Wilde Lake by Laura Lippman

As usual, there was a fair internal fight about what should be this month’s Book of the Month (as I’m not allowed to take up eight pages with my extended thoughts on each title), but something about the fallible intimacy of Wilde Lake had me drawn irresistibly to it, to this slice of life, so familiar and all-American – like baseball and freshman parties – yet so foreign.

In Columbia, Maryland, two years after the planned community was built in 1967, Andrew Jackson Brant brings his family to their new house – or an old one, transported to this new place beside a man-made lake. And he builds a legacy: a State’s Attorney raising two children without the wife that died shortly after the birth of their daughter, Luisa. And it is Lu who narrates the story, as both a seven-year-old and as a grown woman, widowed and with two young children of her own, and now the first woman appointed to the same job her father once had.

Lu is dynamite, fiercely clever, engaged with the town she lives in, and absolutely never giving in to anyone. Except for two people: her cherished father and beloved brother, AJ. It is her blind spot to these men that drives the story, as she begins her new job, eager to prove herself, and takes on a murder case that seems simple enough. A woman is beaten to death in her apartment, and the suspect, whose DNA is everywhere, seen by a neighbour lurking around the complex. But the case becomes immediately fraught when the accused killer calls on Lu’s previous boss – the man she ran for Attorney against – as his defendant, and everything in Lu’s life starts to get personal in more ways than one.
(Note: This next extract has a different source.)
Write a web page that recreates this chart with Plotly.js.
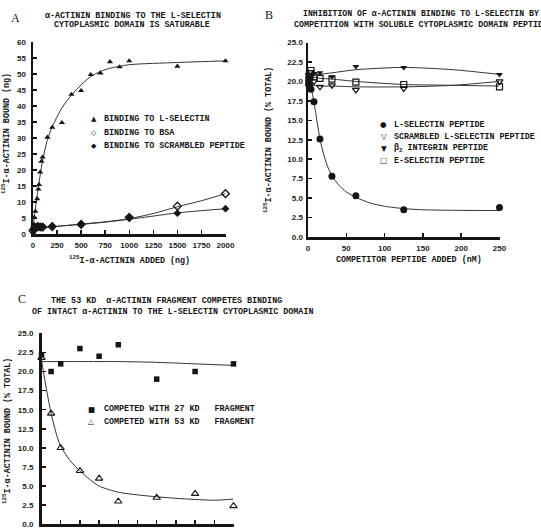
<!DOCTYPE html>
<html>
<head>
<meta charset="utf-8">
<script src="https://cdn.plot.ly/plotly-3.0.1.min.js"></script>
<style>
  html, body { margin: 0; padding: 0; background: #fff; }
  #fig { width: 541px; height: 530px; }
</style>
</head>
<body>
<div id="fig"></div>
<script>
// ---- Panel A: 125I-alpha-actinin added (ng) vs bound (ng) ----
const aLselX = [0, 6.25, 12.5, 25, 43.75, 56.25, 62.5, 75, 87.5, 100, 150, 200, 300, 400, 500, 600, 700, 800, 900, 1000, 1500, 2000];
const aLselY = [0.6, 2.5, 5.2, 7.1, 11.0, 14.0, 15.4, 19.3, 22.7, 24.0, 30.2, 33.3, 34.8, 43.6, 44.8, 49.8, 50.3, 53.8, 52.2, 54.1, 52.4, 54.1];
const aLselFitX = [0, 12.5, 25, 50, 75, 100, 150, 200, 300, 400, 500, 600, 700, 800, 1000, 1500, 2000];
const aLselFitY = [0.8, 5.0, 8.0, 13.5, 18.5, 23.0, 29.5, 33.5, 39.4, 43.4, 46.6, 49.2, 50.8, 51.8, 52.9, 53.6, 54.1];

const aBsaX = [0, 12.5, 25, 50, 75, 100, 200, 500, 1000, 1500, 2000];
const aBsaY = [1.0, 1.5, 2.0, 2.3, 2.2, 2.1, 2.3, 3.0, 5.2, 8.7, 12.6];
const aScrX = [0, 12.5, 25, 50, 75, 100, 200, 500, 1000, 1500, 2000];
const aScrY = [1.5, 2.5, 2.0, 2.5, 2.2, 2.4, 2.5, 3.1, 5.0, 6.5, 7.9];
const aLowFitX = [0, 100, 250, 500, 750, 1000, 1250, 1500, 1750, 2000];
const aBsaFitY = [1.5, 2.0, 2.4, 3.1, 3.8, 4.8, 6.4, 8.5, 10.4, 12.6];
const aScrFitY = [1.5, 2.0, 2.4, 3.0, 3.7, 4.6, 5.6, 6.6, 7.3, 7.9];

// ---- Panel B: competitor peptide (nM) vs bound (% total) ----
const bDoseX = [0.98, 1.95, 3.9, 7.8, 15.6, 31.25, 62.5, 125, 250];
const bLselY = [20.5, 19.5, 19.0, 17.4, 12.6, 7.8, 5.3, 3.5, 3.8];
const bScrY  = [20.8, 20.3, 21.2, 20.0, 19.3, 19.5, 18.9, 19.1, 20.0];
const bB2Y   = [20.5, 20.0, 20.3, 21.0, 21.1, 20.6, 21.9, 21.8, 20.9];
const bEselY = [19.8, 21.0, 21.4, 20.6, 20.4, 20.3, 19.9, 19.6, 19.3];
const bLselFitX = [0, 2, 4, 6, 7.8, 10, 12.5, 15.6, 20, 25, 31.25, 40, 50, 62.5, 80, 100, 125, 150, 200, 250];
const bLselFitY = [21.2, 20.3, 19.3, 18.3, 17.3, 16.0, 14.4, 12.6, 10.8, 9.2, 7.9, 6.7, 5.8, 5.1, 4.4, 3.95, 3.65, 3.5, 3.42, 3.4];
const bFlatFitX = [0, 15.6, 31.25, 62.5, 125, 190, 250];
const bScrFitY  = [19.6, 19.4, 19.4, 19.3, 19.3, 19.5, 20.0];
const bB2FitY   = [20.6, 20.9, 21.1, 21.5, 21.8, 21.5, 20.9];
const bEselFitY = [20.7, 20.4, 20.3, 20.0, 19.6, 19.5, 19.4];

// ---- Panel C: fragment competition (x axis partly off page) ----
const cDoseX = [0, 2.5, 5, 10, 15, 20, 30, 40, 50];
const c27Y = [22.2, 20.0, 21.0, 23.0, 22.0, 23.5, 19.0, 20.0, 21.0];
const c53Y = [21.8, 14.5, 10.0, 7.0, 6.0, 3.0, 3.5, 4.0, 2.4];
const c27FitX = [0, 10, 20, 30, 40, 50];
const c27FitY = [21.3, 21.3, 21.3, 21.2, 21.0, 20.8];
const c53FitX = [0, 1, 2.5, 4, 5, 7.5, 10, 12.5, 15, 20, 25, 30, 35, 40, 45, 50];
const c53FitY = [21.5, 18.5, 14.5, 11.6, 10.2, 8.3, 7.0, 5.9, 5.0, 4.2, 3.85, 3.6, 3.4, 3.25, 3.15, 3.3];

// ---- text ----
const legendA = [['▲', 'BINDING TO L-SELECTIN'], ['◇', 'BINDING TO BSA'], ['◆', 'BINDING TO SCRAMBLED PEPTIDE']];
const legendB = [['●', 'L-SELECTIN PEPTIDE'], ['▽', 'SCRAMBLED L-SELECTIN PEPTIDE'], ['▼', 'β<sub>2</sub> INTEGRIN PEPTIDE'], ['□', 'E-SELECTIN PEPTIDE']];
const legendC = [['■', 'COMPETED WITH 27 KD   FRAGMENT'], ['△', 'COMPETED WITH 53 KD   FRAGMENT']];

const W = 541, H = 530;
const fx = x => x / W;
const fy = y => 1 - y / H;
const INK = '#151515';
const mono = (size) => ({family: 'Liberation Mono, DejaVu Sans Mono, monospace', size: size, color: INK, weight: 'bold'});

function pts(x, y, xa, ya, symbol, size, lw) {
  return {type: 'scatter', mode: 'markers', x: x, y: y, xaxis: xa, yaxis: ya,
    marker: {symbol: symbol, size: size, color: INK, line: {color: INK, width: lw}},
    cliponaxis: false, showlegend: false, hoverinfo: 'skip'};
}
function fit(x, y, xa, ya) {
  return {type: 'scatter', mode: 'lines', x: x, y: y, xaxis: xa, yaxis: ya,
    line: {color: '#333', width: 1, shape: 'spline', smoothing: 0.7},
    cliponaxis: false, showlegend: false, hoverinfo: 'skip'};
}

const data = [
  fit(aLselFitX, aLselFitY, 'x', 'y'),
  fit(aLowFitX, aBsaFitY, 'x', 'y'),
  fit(aLowFitX, aScrFitY, 'x', 'y'),
  pts(aLselX, aLselY, 'x', 'y', 'triangle-up', 5.5, 0),
  pts(aBsaX, aBsaY, 'x', 'y', 'diamond-open', 6, 1.3),
  pts(aScrX, aScrY, 'x', 'y', 'diamond', 6, 0),

  fit(bLselFitX, bLselFitY, 'x2', 'y2'),
  fit(bFlatFitX, bScrFitY, 'x2', 'y2'),
  fit(bFlatFitX, bB2FitY, 'x2', 'y2'),
  fit(bFlatFitX, bEselFitY, 'x2', 'y2'),
  pts(bDoseX, bLselY, 'x2', 'y2', 'circle', 7, 0),
  pts(bDoseX, bScrY, 'x2', 'y2', 'triangle-down-open', 6, 1.2),
  pts(bDoseX, bB2Y, 'x2', 'y2', 'triangle-down', 6, 0),
  pts(bDoseX, bEselY, 'x2', 'y2', 'square-open', 6, 1.2),

  fit(c27FitX, c27FitY, 'x3', 'y3'),
  fit(c53FitX, c53FitY, 'x3', 'y3'),
  pts(cDoseX, c27Y, 'x3', 'y3', 'square', 5.5, 0),
  pts(cDoseX, c53Y, 'x3', 'y3', 'triangle-up-open', 6.5, 1.1)
];

const axBase = {
  showline: true, linewidth: 2.5, linecolor: INK,
  ticks: 'inside', ticklen: 4, tickwidth: 1.5, tickcolor: INK,
  showgrid: false, zeroline: false, fixedrange: true,
  tickfont: {family: 'Liberation Sans, Arial, sans-serif', size: 8, color: '#222', weight: 'bold'}
};
const ax = (o) => Object.assign({}, axBase, o);

function note(x, y, text, font, extra) {
  return Object.assign({xref: 'paper', yref: 'paper', x: fx(x), y: fy(y), text: text,
    showarrow: false, xanchor: 'center', yanchor: 'middle', font: font}, extra || {});
}
function legendRows(rows, symX, textX, y0, dy, symSize) {
  const out = [];
  rows.forEach((r, i) => {
    out.push(note(symX, y0 + i * dy, r[0], {family: 'DejaVu Sans', size: symSize, color: INK}));
    out.push(note(textX, y0 + i * dy, r[1], mono(8.4), {xanchor: 'left'}));
  });
  return out;
}

const letter = {family: 'Liberation Serif, serif', size: 12, color: INK};
const annotations = [
  note(15, 18, 'A', letter),
  note(133, 15.5, 'α-ACTININ BINDING TO THE L-SELECTIN', mono(8.4)),
  note(132, 24.5, 'CYTOPLASMIC DOMAIN IS SATURABLE', mono(8.4)),
  note(6, 134, '<sup>125</sup>I-α-ACTININ BOUND (ng)', mono(8.4), {textangle: -90}),
  note(129, 260, '<sup>125</sup>I-α-ACTININ ADDED (ng)', mono(8.4)),

  note(269, 15, 'B', letter),
  note(421, 13.5, 'INHIBITION OF α-ACTININ BINDING TO L-SELECTIN BY', mono(8.2)),
  note(292, 24.5, 'COMPETITION WITH SOLUBLE CYTOPLASMIC DOMAIN PEPTIDE', mono(8.3), {xanchor: 'left'}),
  note(268, 140, '<sup>125</sup>I-α-ACTININ BOUND (% TOTAL)', mono(8.4), {textangle: -90}),
  note(409, 260, 'COMPETITOR PEPTIDE ADDED (nM)', mono(8.4)),

  note(22, 299, 'C', letter),
  note(49, 300.7, 'THE 53 KD  α-ACTININ FRAGMENT COMPETES BINDING', mono(8.4), {xanchor: 'left'}),
  note(30, 312, 'OF INTACT α-ACTININ TO THE L-SELECTIN CYTOPLASMIC DOMAIN', mono(8.4), {xanchor: 'left'}),
  note(7, 431, '<sup>125</sup>I-α-ACTININ BOUND (% TOTAL)', mono(8.4), {textangle: -90})
].concat(
  legendRows(legendA, 94, 101.5, 119.3, 13.2, 7),
  legendRows(legendB, 383.5, 392, 124.5, 12, 7.5),
  legendRows(legendC, 91, 101.7, 409, 12.7, 7.5)
);

const layout = {
  width: W, height: H,
  margin: {l: 0, r: 0, t: 0, b: 0},
  paper_bgcolor: '#fff', plot_bgcolor: '#fff',
  showlegend: false,
  xaxis:  ax({domain: [fx(33), fx(225.5)], range: [0, 2000], dtick: 250, anchor: 'y', ticklabelstandoff: 2}),
  yaxis:  ax({domain: [fy(234), fy(42)], range: [0, 60], dtick: 5, anchor: 'x', ticklabelstandoff: 3}),
  xaxis2: ax({domain: [fx(308), fx(499.5)], range: [0, 250], dtick: 50, anchor: 'y2', ticklabelstandoff: 2}),
  yaxis2: ax({domain: [fy(237), fy(42.5)], range: [0, 25], dtick: 2.5, tickformat: '.1f', anchor: 'x2', ticklabelstandoff: 1}),
  xaxis3: ax({domain: [fx(41.5), fx(233.5)], range: [0, 50], dtick: 5, anchor: 'y3', ticklabelstandoff: 2}),
  yaxis3: ax({domain: [fy(524.3), fy(333.3)], range: [0, 25], dtick: 2.5, tickformat: '.1f', anchor: 'x3', ticklabelstandoff: 4}),
  annotations: annotations
};

Plotly.newPlot('fig', data, layout, {staticPlot: true, displayModeBar: false});
</script>
</body>
</html>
Lippman has a fine, delicate hand for a story that runs deep and long into a town’s history and a young girl’s memory, making the book a divine, red-wine pleasure to read. Lu’s arrogance as an adult and painful naivety as a youth deliver a solid, real character, one who doesn’t always want to see the truth but will fight tooth and nail for it. An understated homage to To Kill a Mockingbird, and the successor that shed unfavourable light on its characters, this story of old habits in a new city is a deep lake to lose yourself in.